No âmbito do Conselho de Direitos Humanos, que analisa violações e promove Revisões Periódicas Universais (UBR) no cumprimento e defesa desses direitos, o Cimi destaca a denúncia do Alto Comissário das Nações Unidas para Direitos Humanos e supervisor do UNHRC, Zeid ibn Ra’ad, em relação ao assassinato do indígena Guarani Kaiowá Simeão Vilhalva, no ano passado. Em 2017, o Brasil será um dos países avaliados nas UBR.
Também no UNHRC há os mecanismos de peritos e relatoria especial que estão ligados à questão indígena. “O Mecanismo de Peritos é formado por cinco peritos e seu objetivo é fornecer recomendações sobre direitos dos povos indígenas ao UNHRC, sob a forma de estudos e pesquisas”, explica o Cimi. Recentemente, a brasileira Erika Yamada, foi nomeada perita para o mandato de 3 anos (2016-2019).
A Relatoria especial sobre direitos dos povos indígenas da ONU tem por objetivo monitorar situações de violação e cumprimento de direitos humanos dos povos indígenas no mundo, reportando recomendações aos Estados membros e a todo sistema ONU, em especial ao UNHRC. O Brasil recebeu visita oficial da titular do organismo em março deste ano.
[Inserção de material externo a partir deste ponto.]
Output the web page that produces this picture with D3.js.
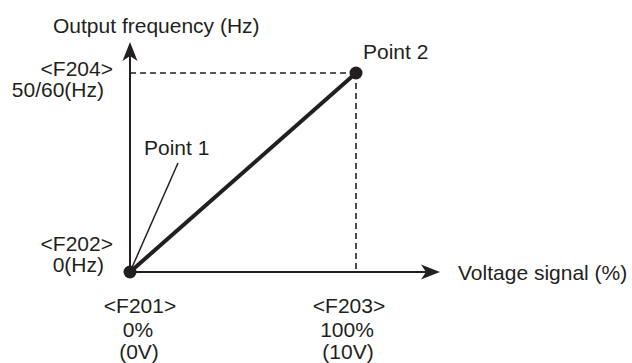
<!DOCTYPE html>
<html><head><meta charset="utf-8">
<script src="https://cdn.jsdelivr.net/npm/d3@7"></script>
<style>body{margin:0;background:#fff}svg{display:block}text{font-family:"Liberation Sans",Arial,sans-serif;font-size:21px;fill:#231f20}</style>
</head><body>
<svg id="c" width="632" height="363"></svg>
<script>
const pointLabels = ["Point 1", "Point 2"];
const xValues = [0, 100];          // voltage signal (%)
const yValues = [0, 100];          // output frequency (% of 50/60 Hz)
const xTickTags = ["<F201>", "<F203>"];
const xTickVals = ["0%", "100%"];
const xTickVolts = ["(0V)", "(10V)"];
const yTickTags = ["<F202>", "<F204>"];
const yTickVals = ["0(Hz)", "50/60(Hz)"];
const xTitle = "Voltage signal (%)";
const yTitle = "Output frequency (Hz)";

const ink = "#231f20";
const svg = d3.select("#c");
const x = d3.scaleLinear().domain([0, 100]).range([130, 356]);
const y = d3.scaleLinear().domain([0, 100]).range([272, 73]);
const xEnd = x.invert(440), yEnd = y.invert(42);

// axes
svg.append("line").attr("x1", x(0)).attr("y1", y(0)).attr("x2", x(xEnd) - 14).attr("y2", y(0))
  .attr("stroke", ink).attr("stroke-width", 2);
svg.append("line").attr("x1", x(0)).attr("y1", y(0)).attr("x2", x(0)).attr("y2", y(yEnd) + 14)
  .attr("stroke", ink).attr("stroke-width", 2);
// arrow heads
const ax = x(xEnd), ay = y(0);
svg.append("path").attr("d", `M${ax},${ay} L${ax-19},${ay-7.5} L${ax-14},${ay} L${ax-19},${ay+7.5} Z`).attr("fill", ink);
const bx = x(0), by = y(yEnd);
svg.append("path").attr("d", `M${bx},${by} L${bx-7.5},${by+19} L${bx},${by+14} L${bx+7.5},${by+19} Z`).attr("fill", ink);

// dashed guides
svg.append("line").attr("x1", x(0)).attr("y1", y(yValues[1])).attr("x2", x(xValues[1])).attr("y2", y(yValues[1]))
  .attr("stroke", ink).attr("stroke-width", 1.6).attr("stroke-dasharray", "6,4");
svg.append("line").attr("x1", x(xValues[1])).attr("y1", y(yValues[1])).attr("x2", x(xValues[1])).attr("y2", y(0))
  .attr("stroke", ink).attr("stroke-width", 1.6).attr("stroke-dasharray", "6,4");

// main line
const pts = xValues.map((v, i) => [v, yValues[i]]);
svg.append("path").datum(pts)
  .attr("d", d3.line().x(d => x(d[0])).y(d => y(d[1])))
  .attr("stroke", ink).attr("stroke-width", 4).attr("fill", "none");

// leader for Point 1
svg.append("line").attr("x1", x(xValues[0])).attr("y1", y(yValues[0])).attr("x2", 178).attr("y2", 163)
  .attr("stroke", ink).attr("stroke-width", 1.5);

// points
svg.selectAll("circle.pt").data(pts).join("circle").attr("class", "pt")
  .attr("cx", d => x(d[0])).attr("cy", d => y(d[1])).attr("r", 6.5).attr("fill", ink);

// labels
svg.append("text").attr("x", 144).attr("y", 155).text(pointLabels[0]);
svg.append("text").attr("x", x(xValues[1]) + 7).attr("y", 59).text(pointLabels[1]);

svg.append("text").attr("x", 53).attr("y", 33).text(yTitle);
svg.append("text").attr("x", 458).attr("y", 280).text(xTitle);

// y tick labels: two lines, above the level for 0, below for top
yValues.forEach((v, i) => {
  const base = i === 0 ? y(v) - 21 : y(v) + 3;
  svg.append("text").attr("x", 113).attr("y", base).attr("text-anchor", "end").text(yTickTags[i]);
  svg.append("text").attr("x", 104).attr("y", base + 21).attr("text-anchor", "end").text(yTickVals[i]);
});
// x tick labels
xValues.forEach((v, i) => {
  const cx = x(v) + (i === 0 ? 10 : -7);
  svg.append("text").attr("x", cx).attr("y", 313).attr("text-anchor", "middle").text(xTickTags[i]);
  svg.append("text").attr("x", cx - 2).attr("y", 337).attr("text-anchor", "middle").text(xTickVals[i]);
  svg.append("text").attr("x", cx - 1).attr("y", 359).attr("text-anchor", "middle").text(xTickVolts[i]);
});
</script>
</body></html>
Por último, há o Fórum Permanente sobre Questões Indígenas (UNPFII), que reúne indígenas de todo o planeta, sendo considerado o maior espaço de protagonismo dos povos indígenas dentro do Sistema ONU. Em sua última edição, mais de mil indígenas discutiram questões de interesse das populações originárias relacionadas ao desenvolvimento econômico, social, cultural, meio ambiente, educação, saúde e direitos humanos. Com o tema “Povos Indígenas: Conflitos, Paz e Resolução”, o UNPFII coletou em 2016 situações de conflitos envolvendo povos indígenas e seu informe pode ser acessado aqui, inclusive as recomendações ao Brasil.
E acordo com o Cimi, lideranças do movimento indígena brasileiro têm se apropriado do Fórum, nos últimos anos, consolidado alianças com povos de outros países e denunciado as situações de violência no Brasil, como na última edição em que o indígena Guarani Kaiowá Elizeu Lopes, de Mato Grosso do Sul, denunciou o genocídio no Estado. Na ocasião, também o Cimi pôde apresentar dados nacionais sobre as violências praticadas contra os povos indígenas.